I do wonder what firefox's implementation will look like, once they get that out

@rcombs @whitequark So in other words you're not allowed to use passkeys unless you keep the files in TPM/secure enclave?
@mcc you are, just, chrome's builtin manager doesn’t; systems without hardware key storage are uncommon enough these days that it's expected that users on them will be knowledgeable enough to select a solution that fits their threat model, rather than use the built-in highly-strict one
@rcombs I have to admit this is not really dissuading me from my initial impression that this is all a good idea which in the end is going to have so many barriers to use that it winds up just being a way of pressuring me to let Google manage all my passwords, something up until now I have very carefully avoided

@mcc @rcombs if it makes you feel any better, I tried to add 2FA to something a couple days ago and Dashlane (in Firefox) prompted me to use it as a Passkey

so there’s nothing actually tying this to Google or even your browser

@mcc in the medium-term (i.e. the next several months), chances are whatever password manager you currently use will add support for passkeys and it’ll all just work fairly transparently
@rcombs okay, but doesn't that imply i'll have to either install the password managers on the machines I want to use, or allow the device with my password manager to physically connect to the computer where the browser is running (how, I'm not even sure, since I'm not used to desktops having bluetooth?
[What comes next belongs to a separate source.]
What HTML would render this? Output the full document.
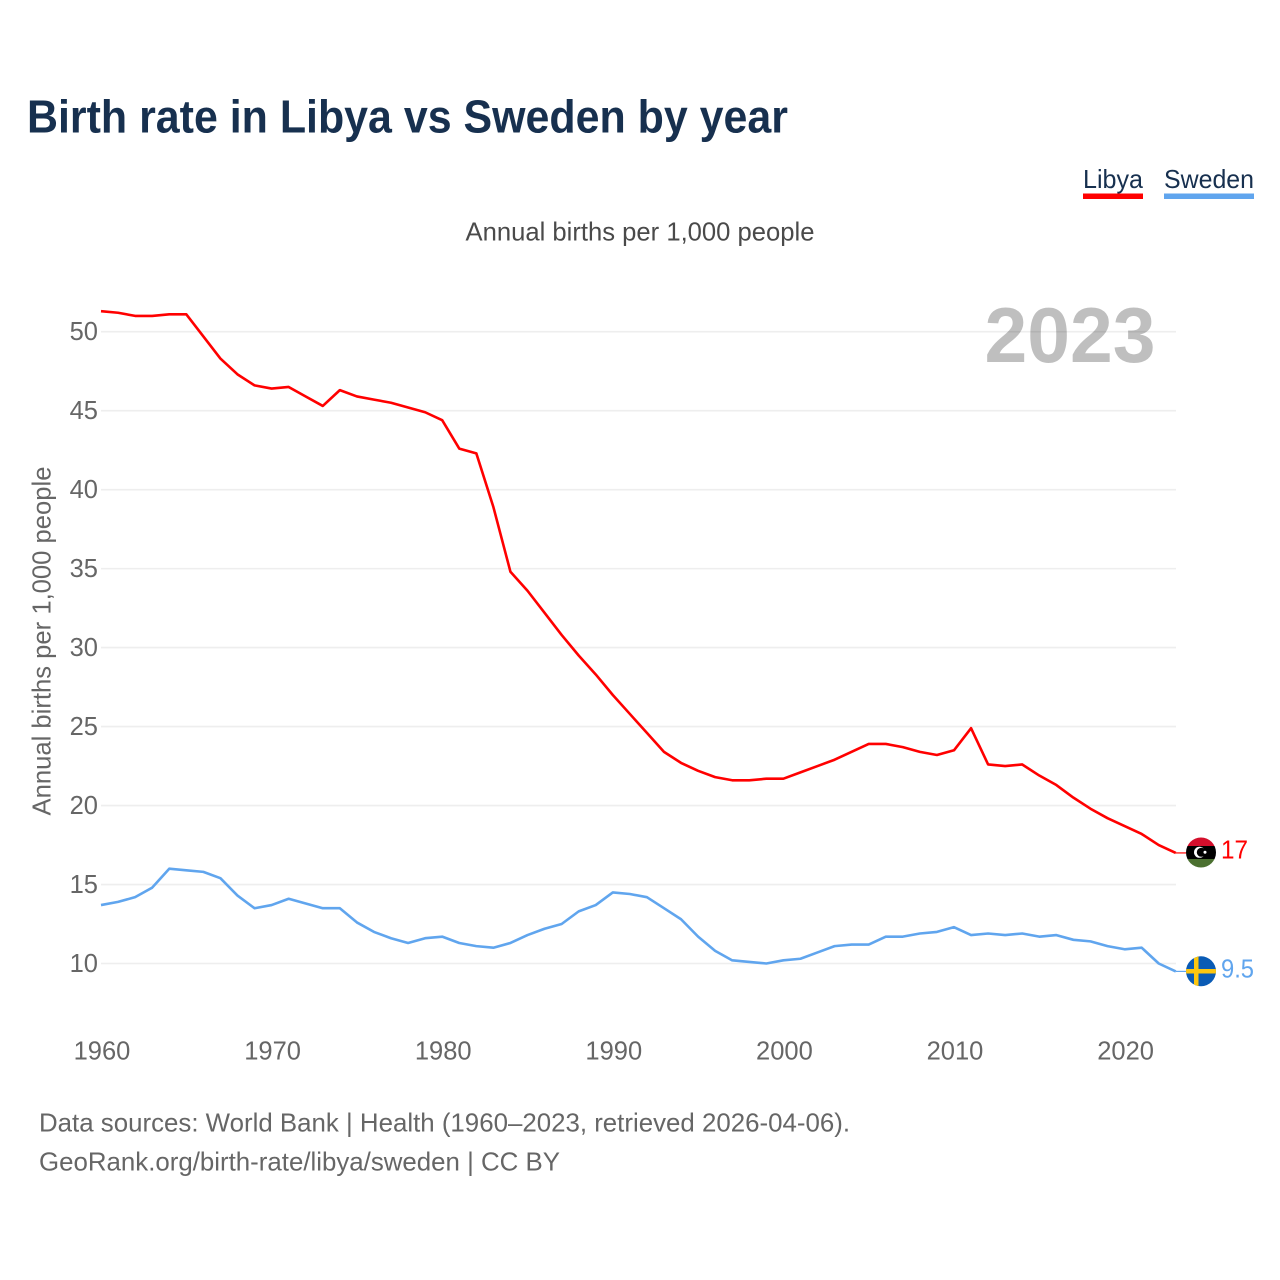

I guess I just need to carry around a usb webcam to transmit a qr code?)? with a password manager on a trusted device I don't have to connect anything to anything bc passwords can cross an airgap
@rcombs Old-style hardware keys could cross airgaps because they could do challenge/response over a keyboard, but as far as I know this isn't part of the fido public-key paradigm, it's just assumed that pieces of hardware are able and willing to talk to each other
@mcc when a site prompts for a passkey on a machine that doesn't have one (via its built-in manager or any third-party extension installed), the browser displays a QR code, which you can scan with a phone that has the passkey on it; this mediates a bluetooth connection that the authentication then happens over (but the potentially-untrusted machine never sees the stored secret)